Learning is an amazing gift that only some of us fully understand. Most people only focus on the grade, but I learned that the grade doesn’t reflect on how one learns. To quote my greatest inspiration: “Education thus becomes an act of depositing, in which the students are the depositories and the teacher is the depositor. Instead of communicating the teacher issues communiqués and makes deposits which the students patiently receive, memorize and repeat,” (Friere, 1). This class has taught me how to learn.

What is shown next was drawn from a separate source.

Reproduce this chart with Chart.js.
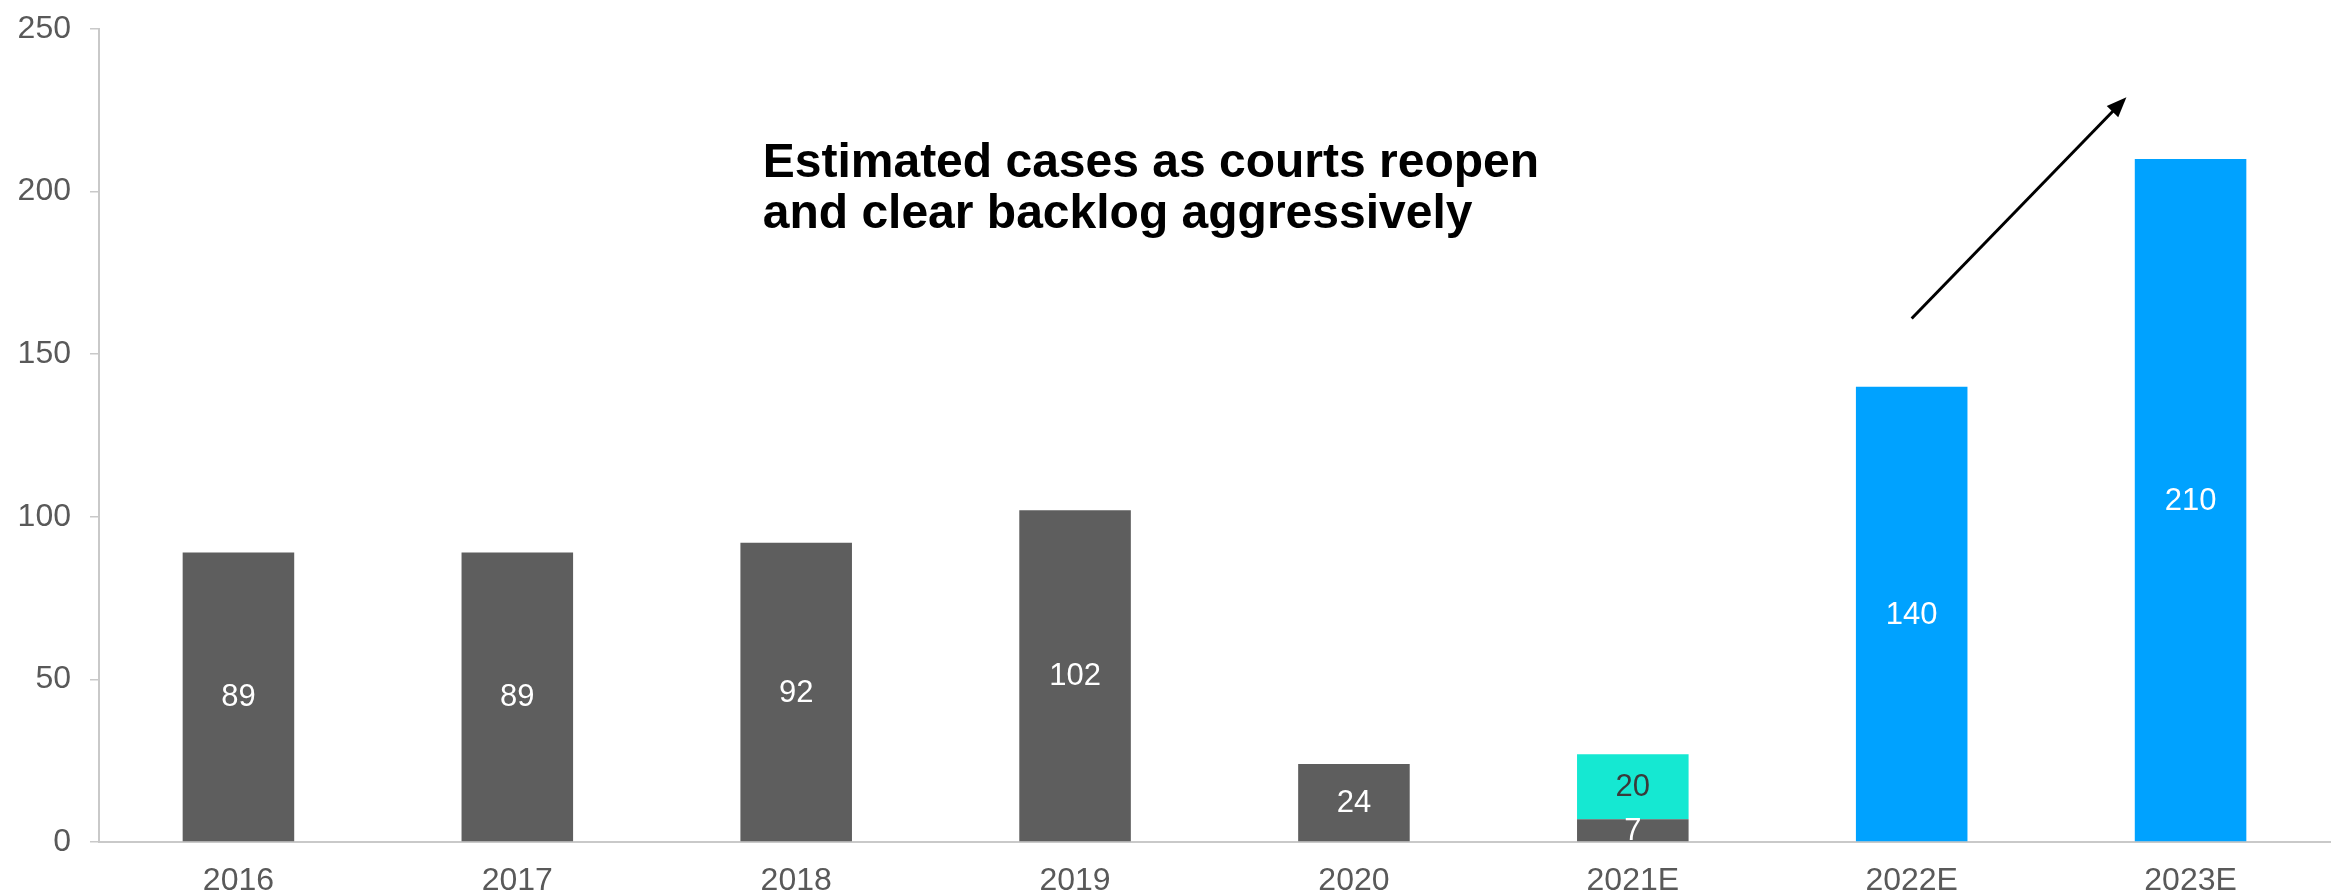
<!DOCTYPE html>
<html>
<head>
<meta charset="utf-8">
<title>Cases by year</title>
<script src="https://cdn.jsdelivr.net/npm/chart.js@4.4.1/dist/chart.umd.min.js"></script>
<style>
  html, body { margin: 0; padding: 0; background: #fff; }
  #wrap { width: 2336px; height: 896px; position: relative; }
</style>
</head>
<body>
<div id="wrap"><canvas id="cases"></canvas></div>
<script>
const years = ['2016', '2017', '2018', '2019', '2020', '2021E', '2022E', '2023E'];
const actualCases = [89, 89, 92, 102, 24, 7, null, null];
const backlogCases = [null, null, null, null, null, 20, null, null];
const estimatedCases = [null, null, null, null, null, null, 140, 210];
const yTicks = [0, 50, 100, 150, 200, 250];

const noteLines = ['Estimated cases as courts reopen', 'and clear backlog aggressively'];
// note anchor: [category index, value]; arrow: from [index, value] to [index, value]
const noteAt = [1.88, 204.5];
const arrowFrom = [6, 161];
const arrowTo = [6.77, 229];

const GREY = '#5e5e5e';
const TEAL = '#15e8d2';
const BLUE = '#00a2ff';
const AXIS = '#c9c9c9';
const TEXT = '#595959';
const FONT = '"Liberation Sans", Arial, sans-serif';

// x pixel for a fractional category index
function xAt(scale, v) {
  const i = Math.floor(v);
  const a = scale.getPixelForValue(i);
  const b = scale.getPixelForValue(i + 1);
  return a + (v - i) * (b - a);
}

const barValues = {
  id: 'barValues',
  afterDatasetsDraw(chart) {
    const ctx = chart.ctx;
    ctx.save();
    ctx.font = '31px ' + FONT;
    ctx.textAlign = 'center';
    ctx.textBaseline = 'middle';
    chart.data.datasets.forEach((ds, di) => {
      const meta = chart.getDatasetMeta(di);
      meta.data.forEach((bar, i) => {
        const v = ds.data[i];
        if (v == null) return;
        ctx.fillStyle = ds.labelColor;
        ctx.fillText(String(v), bar.x, (bar.y + bar.base) / 2 + 1);
      });
    });
    ctx.restore();
  }
};

const note = {
  id: 'note',
  afterDraw(chart) {
    const ctx = chart.ctx;
    const xs = chart.scales.x, ys = chart.scales.y;
    ctx.save();
    ctx.fillStyle = '#000';
    ctx.font = 'bold 48px ' + FONT;
    ctx.textAlign = 'left';
    ctx.textBaseline = 'alphabetic';
    const x0 = xAt(xs, noteAt[0]);
    const y0 = ys.getPixelForValue(noteAt[1]);
    noteLines.forEach((line, k) => ctx.fillText(line, x0, y0 + k * 51));

    // arrow
    const x1 = xAt(xs, arrowFrom[0]), y1 = ys.getPixelForValue(arrowFrom[1]);
    const x2 = xAt(xs, arrowTo[0]), y2 = ys.getPixelForValue(arrowTo[1]);
    const ang = Math.atan2(y2 - y1, x2 - x1);
    const head = 20, half = 8;
    ctx.strokeStyle = '#000';
    ctx.lineWidth = 3;
    ctx.beginPath();
    ctx.moveTo(x1, y1);
    ctx.lineTo(x2 - Math.cos(ang) * head * 0.8, y2 - Math.sin(ang) * head * 0.8);
    ctx.stroke();
    ctx.beginPath();
    ctx.moveTo(x2, y2);
    ctx.lineTo(x2 - Math.cos(ang) * head - Math.sin(ang) * half, y2 - Math.sin(ang) * head + Math.cos(ang) * half);
    ctx.lineTo(x2 - Math.cos(ang) * head + Math.sin(ang) * half, y2 - Math.sin(ang) * head - Math.cos(ang) * half);
    ctx.closePath();
    ctx.fill();
    ctx.restore();
  }
};

const bar = (label, data, color, labelColor) => ({
  label, data,
  backgroundColor: color,
  labelColor,
  barPercentage: 0.4,
  categoryPercentage: 1.0,
  borderWidth: 0
});

new Chart(document.getElementById('cases'), {
  type: 'bar',
  data: {
    labels: years,
    datasets: [
      bar('Cases', actualCases, GREY, '#ffffff'),
      bar('Backlog', backlogCases, TEAL, '#3a3a3a'),
      bar('Estimated', estimatedCases, BLUE, '#ffffff')
    ]
  },
  options: {
    responsive: true,
    maintainAspectRatio: false,
    devicePixelRatio: 1,
    animation: false,
    layout: { padding: { top: 29, right: 6, left: 0, bottom: 0 } },
    plugins: {
      legend: { display: false },
      tooltip: { enabled: false }
    },
    scales: {
      x: {
        stacked: true,
        grid: { display: false },
        border: { display: true, color: AXIS, width: 2 },
        ticks: { color: TEXT, font: { family: FONT, size: 32 }, padding: 12 },
        afterFit(s) { s.height = 54; s.paddingLeft = 0; s.paddingRight = 0; }
      },
      y: {
        stacked: true,
        min: 0,
        max: 250,
        afterBuildTicks(s) { s.ticks = yTicks.map(v => ({ value: v })); },
        grid: { drawOnChartArea: false, drawTicks: true, tickLength: 9, color: AXIS, lineWidth: 1.5 },
        border: { display: true, color: AXIS, width: 2 },
        ticks: { color: TEXT, font: { family: FONT, size: 32 }, padding: 19 },
        afterFit(s) { s.width = 99; s.paddingTop = 0; s.paddingBottom = 0; }
      }
    }
  },
  plugins: [barValues, note]
});
</script>
</body>
</html>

Fortunately, my search for who I am did not end when this class did. My initial goal in college was to devote my life to my favorite form of expression, that is, music specifically from the Romantic era, which has always been a “go to” when I needed to just be me. How could I not spend the rest of my life studying music of the composers who inspired me? As it turns out, one need not to major in music to do so. I found my music major status put me in the company of hyper-competitive students who were willing to sabotage each other to boost themselves, an unhealthy environment for those who want to learn for the sake of learning. Math, on the other hand, has a different atmosphere: everybody encourages learning together because what better way to learn than from each other? This couldn’t be a better fit for me, especially because my passion for math is just as strong as my passion for music. Although majoring in music injured my appetite for it, majoring in math enhanced it. Not to say that one major is superior to another, but rather, they gear towards opposites. My favorite consequence of the switch was finding another puzzle piece to who I am and what it means to be me.
Anzaldua, Gloria. “How to Tame a Wild Tongue,” Web.
Douglas, Fredrick. “Learning to Read and Write,” Web.
King, Martin Luther. “Letter from Birmingham Jail,” Web.
Plato. “The Allegory of the Cave,” Web.
Watts, Alan. “The Book: On the Taboo Against Knowing Who You Are,” Web.
Whitman, Walt. “Song of Myself,” Web.